Woods and the circuit court read this part of Russell's holding, in isolation, to require retroactive application of any repealed or amended statute eliminating probation or parole ineligibility, or creating probation or parole eligibility where it did not previously exist. This reading oversimplifies the entire holding of Russell and ignores Russell's corollary holding that statutes "alter[ing] the law creating the offense" cannot be retroactively applied, even if they address parole eligibility. Id. at 870. Plainly, in Woods's case, the "law" creating his offense (the commission of second-degree drug trafficking by a prior offender) and defining the required punishment for his offense is the collective reading of sections 195.223.3(2), 195.275.1(1), and 195.295.3. The punishment imposed for Woods's offense was mandated by statute—a term of years within that authorized for a class A felony to be served without eligibility for probation or parole. Parole ineligibility was thus a factor in the imposition of sentence within the range authorized for a class A felony. We held exactly that very recently in Fields, 559 S.W.3d at 19,where we found that if "the statute defining the offense precludes parole eligibility for a mandatory period of time, 'it is implicit in the terms of the sentence' and, thus, affects the prosecution." (quoting Warden, Lewisburg Penitentiary v. Marrero, 417 U.S. 653, 658 (1974)). "[B]ecause it [cannot] be seriously argued that sentencing decisions are made without regard to the period of time a defendant must spend in prison before becoming eligible for parole, or that such decisions would not be drastically affected by a substantial change in the proportion of the sentence required to be served before becoming eligible, parole eligibility can be properly viewed as being determined—and deliberately so—by the sentence of the [trial] judge." Warden, Lewisburg Penitentiary, 417 U.S. at 658.

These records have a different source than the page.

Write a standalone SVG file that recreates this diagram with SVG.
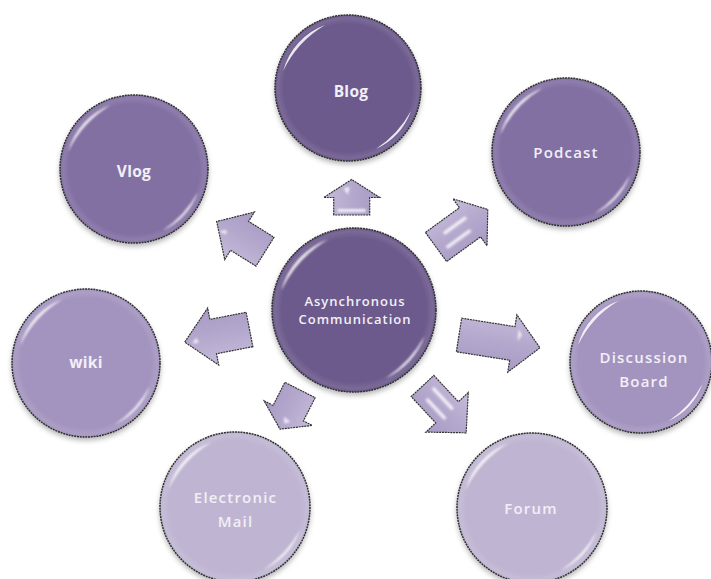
<svg xmlns="http://www.w3.org/2000/svg" xmlns:xlink="http://www.w3.org/1999/xlink" width="711" height="579" viewBox="0 0 711 579">
<defs>
  <filter id="shadow" x="-20%" y="-20%" width="140%" height="150%">
    <feDropShadow dx="0" dy="3" stdDeviation="2.5" flood-color="#000" flood-opacity="0.28"/>
  </filter>
  <filter id="soft" x="-50%" y="-50%" width="200%" height="200%">
    <feGaussianBlur stdDeviation="0.8"/>
  </filter>
  <radialGradient id="rim" cx="0.5" cy="0.5" r="0.5">
    <stop offset="0.88" stop-color="#fff" stop-opacity="0"/>
    <stop offset="0.96" stop-color="#fff" stop-opacity="0.1"/>
    <stop offset="1" stop-color="#fff" stop-opacity="0"/>
  </radialGradient>
  <linearGradient id="arrowFill" x1="0" y1="0" x2="0" y2="1">
    <stop offset="0" stop-color="#c6bcda"/>
    <stop offset="0.5" stop-color="#b4a8cd"/>
    <stop offset="1" stop-color="#a99bc5"/>
  </linearGradient>
  <g id="gloss">
    <path d="M-65.7,-17.6 A68,68 0 0 1 -23.3,-63.9 A110,110 0 0 0 -65.7,-17.6 Z" fill="#fff" opacity="0.85" filter="url(#soft)"/>
    <path d="M63.9,23.3 A68,68 0 0 1 28.7,61.6 A110,110 0 0 0 63.9,23.3 Z" fill="#fff" opacity="0.85" filter="url(#soft)"/>
    <circle r="74" fill="url(#rim)"/>
  </g>
  <style>
    .bubble { stroke: #2f2f2f; stroke-width: 1.5; stroke-dasharray: 2 0.8; filter: url(#shadow); }
    .c1 { fill: #6c5a8c; }
    .c2 { fill: #8270a3; }
    .c3 { fill: #a394bf; }
    .c4 { fill: #bfb5d2; }
    .lbl { font-family: "Open Sans", "DejaVu Sans", sans-serif; fill: #f2eff7; text-anchor: middle; font-size: 15px; font-weight: 600; letter-spacing: 1.2px; }
    .b { font-weight: bold; font-size: 15.5px; letter-spacing: 0.3px; }
    .sm { font-size: 13px; letter-spacing: 1px; }
    .arrow { fill: url(#arrowFill); stroke: #333; stroke-width: 1.2; stroke-dasharray: 2 0.8; }
    .hl { fill: #fff; opacity: 0.8; filter: url(#soft); }
  </style>
</defs>
<rect width="711" height="579" fill="#fff"/>

<g id="connectors">
  <g id="arrow-blog" transform="translate(351.7,215) rotate(-90)">
    <path class="arrow" d="M0,-18 H17.5 V-28 L35.5,0 L17.5,28 V18 H0 Z"/>
    <path class="hl" d="M20,-4 L27,-8 L28,-2 Z"/>
    <rect class="hl" x="3" y="-14" width="3" height="28"/>
  </g>
  <g id="arrow-vlog" transform="translate(265,251.7) rotate(212)">
    <path class="arrow" d="M0,-17 H30 V-28 L57,0 L30,28 V17 H0 Z"/>
    <path class="hl" d="M42,-6 L50,-7 L44,-2 Z"/>
  </g>
  <g id="arrow-podcast" transform="translate(436,247) rotate(-36)">
    <path class="arrow" d="M0,-18 H42 V-29 L64,0 L42,29 V18 H0 Z"/>
    <rect class="hl" x="14" y="-8" width="28" height="3.5" rx="1.5"/>
    <rect class="hl" x="8" y="5" width="30" height="3.5" rx="1.5"/>
  </g>
  <g id="arrow-wiki" transform="translate(249.5,329.5) rotate(169)">
    <path class="arrow" d="M0,-17.5 H37 V-29 L66,0 L37,29 V17.5 H0 Z"/>
    <path class="hl" d="M52,-3 L59,-3 L54,2 Z"/>
  </g>
  <g id="arrow-discussion" transform="translate(459,335) rotate(9)">
    <path class="arrow" d="M0,-17 H54 V-29 L82,0 L54,29 V17 H0 Z"/>
    <path class="hl" d="M58,-15 L62,-10 L59,-3 Z"/>
  </g>
  <g id="arrow-email" transform="translate(300,390) rotate(117)">
    <path class="arrow" d="M0,-17 H26 V-27 L44,0 L26,27 V17 H0 Z"/>
    <path class="hl" d="M33,-6 L37,-1 L31,2 Z"/>
  </g>
  <g id="arrow-forum" transform="translate(422.5,386) rotate(47)">
    <path class="arrow" d="M0,-15.5 H36 V-29 L64,0 L36,29 V15.5 H0 Z"/>
    <rect class="hl" x="8" y="-8" width="30" height="3.5" rx="1.5"/>
    <rect class="hl" x="12" y="4" width="28" height="3.5" rx="1.5"/>
  </g>
</g>

<g id="node-blog">
  <circle class="bubble c1" cx="348" cy="88" r="73"/>
  <use xlink:href="#gloss" transform="translate(348,88) scale(0.986)"/>
  <text class="lbl b" x="351" y="97">Blog</text>
</g>
<g id="node-vlog">
  <circle class="bubble c2" cx="134" cy="169" r="74"/>
  <use xlink:href="#gloss" transform="translate(134,169)"/>
  <text class="lbl b" x="134" y="177">Vlog</text>
</g>
<g id="node-podcast">
  <circle class="bubble c2" cx="566" cy="152" r="74"/>
  <use xlink:href="#gloss" transform="translate(566,152)"/>
  <text class="lbl" x="566" y="158">Podcast</text>
</g>
<g id="node-center">
  <circle class="bubble c1" cx="354" cy="310" r="82"/>
  <use xlink:href="#gloss" transform="translate(354,310) scale(1.108)"/>
  <text class="lbl sm" x="355" y="306">Asynchronous</text>
  <text class="lbl sm" x="355" y="324">Communication</text>
</g>
<g id="node-wiki">
  <circle class="bubble c3" cx="86" cy="363" r="74"/>
  <use xlink:href="#gloss" transform="translate(86,363)"/>
  <text class="lbl b" x="86" y="368">wiki</text>
</g>
<g id="node-discussion">
  <circle class="bubble c3" cx="641" cy="362" r="71"/>
  <use xlink:href="#gloss" transform="translate(641,362) scale(0.96)"/>
  <text class="lbl" x="644" y="363">Discussion</text>
  <text class="lbl" x="644" y="387">Board</text>
</g>
<g id="node-email">
  <circle class="bubble c4" cx="235" cy="507" r="75"/>
  <use xlink:href="#gloss" transform="translate(235,507) scale(1.013)"/>
  <text class="lbl" x="235.5" y="503">Electronic</text>
  <text class="lbl" x="235.5" y="527">Mail</text>
</g>
<g id="node-forum">
  <circle class="bubble c4" cx="532" cy="508" r="75"/>
  <use xlink:href="#gloss" transform="translate(532,508) scale(1.013)"/>
  <text class="lbl" x="531" y="514">Forum</text>
</g>
</svg>
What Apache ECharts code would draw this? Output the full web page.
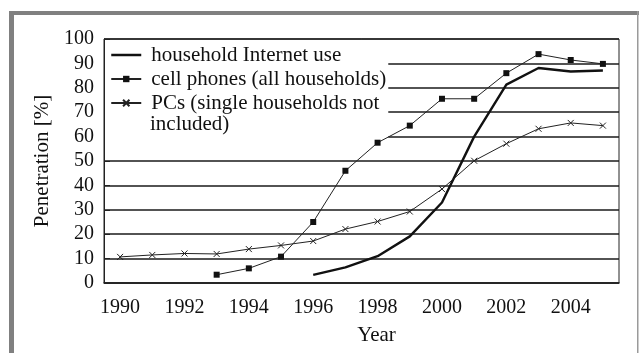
<!DOCTYPE html>
<html><head><meta charset="utf-8">
<script src="https://cdn.jsdelivr.net/npm/echarts@6/dist/echarts.min.js"></script>
<style>html,body{margin:0;padding:0;background:#fff}#c{width:640px;height:353px}</style>
</head><body><div id="c"></div>
<script>
var years = ['1990','1991','1992','1993','1994','1995','1996','1997','1998','1999','2000','2001','2002','2003','2004','2005'];
var internet = [null,null,null,null,null,null,3.3,6.4,11,19.1,33,60,81.3,88.1,86.7,87.1];
var cellPhones = [null,null,null,3.4,6.0,10.8,25.0,46,57.5,64.5,75.5,75.5,86,93.8,91.4,89.8];
var pcs = [10.7,11.5,12.1,11.9,13.9,15.4,17.2,22.1,25.2,29.3,38.5,50.1,57.1,63.2,65.6,64.5];
var seriesNames = ['household Internet use','cell phones (all households)','PCs (single households not'];
var legendContinuation = 'included)';
var yTicks = [0,10,20,30,40,50,60,70,80,90,100];

var font = 'Liberation Serif';
var chart = echarts.init(document.getElementById('c'), null, {renderer:'canvas'});
chart.setOption({
  animation:false,
  backgroundColor:'#fff',
  graphic:[
    {type:'rect', shape:{x:9,y:11,width:630,height:4}, style:{fill:'#808080'}, silent:true},
    {type:'rect', shape:{x:9,y:11,width:5,height:342}, style:{fill:'#808080'}, silent:true},
    {type:'rect', shape:{x:637,y:11,width:1.5,height:342}, style:{fill:'#9a9a9a'}, silent:true},
    {type:'text', left:150, top:114, z:20, silent:true,
     style:{text:legendContinuation, font:'21px "Liberation Serif"', fill:'#111'}}
  ],
  grid:{left:104,right:21,top:39,bottom:70,show:true,borderColor:'#222',borderWidth:1},
  legend:{
    orient:'vertical', left:105, top:41, itemWidth:30, itemHeight:8, itemGap:0,
    backgroundColor:'#fff', padding:[2,2,37,5],
    textStyle:{fontFamily:font,fontSize:21,color:'#111',lineHeight:24,padding:[0,0,0,5]},
    data:[
      {name:seriesNames[0], icon:'line', itemStyle:{borderColor:'#111',borderWidth:2.5,color:'#111'}},
      {name:seriesNames[1]},
      {name:seriesNames[2]}
    ]
  },
  xAxis:{
    type:'category', data:years, boundaryGap:true,
    name:'Year', nameLocation:'middle', nameGap:42,
    nameTextStyle:{fontFamily:font,fontSize:21,color:'#111',padding:[0,0,0,30]},
    axisLine:{lineStyle:{color:'#222',width:1.5}},
    axisTick:{inside:true,length:5,interval:0,alignWithLabel:false,lineStyle:{color:'#222'}},
    axisLabel:{interval:1,margin:15,fontFamily:font,fontSize:20,color:'#111'}
  },
  yAxis:{
    type:'value', min:yTicks[0], max:yTicks[yTicks.length-1], interval:10,
    name:'Penetration [%]', nameLocation:'middle', nameGap:46,
    nameTextStyle:{fontFamily:font,fontSize:21,color:'#111'},
    axisLine:{show:true,lineStyle:{color:'#222',width:1}},
    axisTick:{show:true,inside:true,length:6,lineStyle:{color:'#222'}},
    axisLabel:{margin:10,fontFamily:font,fontSize:20,color:'#111'},
    splitLine:{show:true,lineStyle:{color:'#1a1a1a',width:1.6}}
  },
  series:[
    {name:seriesNames[0], type:'line', data:internet, symbol:'none', connectNulls:false,
     lineStyle:{color:'#111',width:2.4}, itemStyle:{color:'#111'}, z:3},
    {name:seriesNames[1], type:'line', data:cellPhones, symbol:'rect', symbolSize:6,
     lineStyle:{color:'#222',width:1}, itemStyle:{color:'#111'}, z:4},
    {name:seriesNames[2], type:'line', data:pcs, symbol:'path://M0,0L10,10M10,0L0,10', symbolSize:6,
     lineStyle:{color:'#222',width:1}, itemStyle:{color:'#222',borderColor:'#222',borderWidth:1}, z:4}
  ]
});
</script></body></html>
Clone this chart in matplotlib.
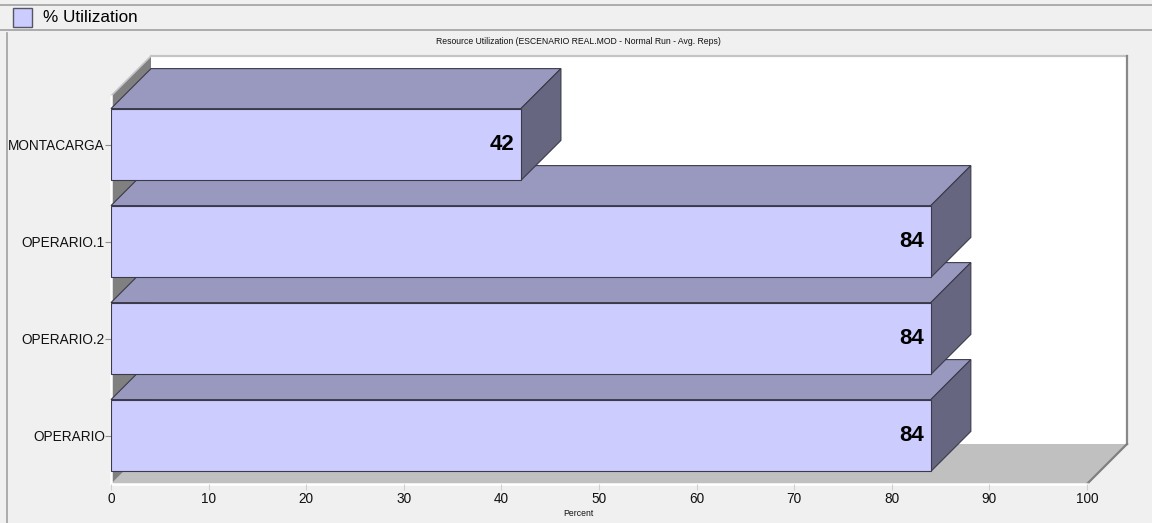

Consequently, Russell is limited to the scenario where a "new" statute creates parole eligibility without altering the law governing an offense.2 This reading of Russell is wholly consistent with the Supreme Court's subsequent precedent, Jones v. Fife, 207 S.W.3d 614 (Mo. banc 2006), and Dudley v. Agneil, 207 S.W.3d 617 (Mo. banc 2006). In both cases, our Supreme Court discussed the rationale of Russell, and concluded that section 1.160 will not bar...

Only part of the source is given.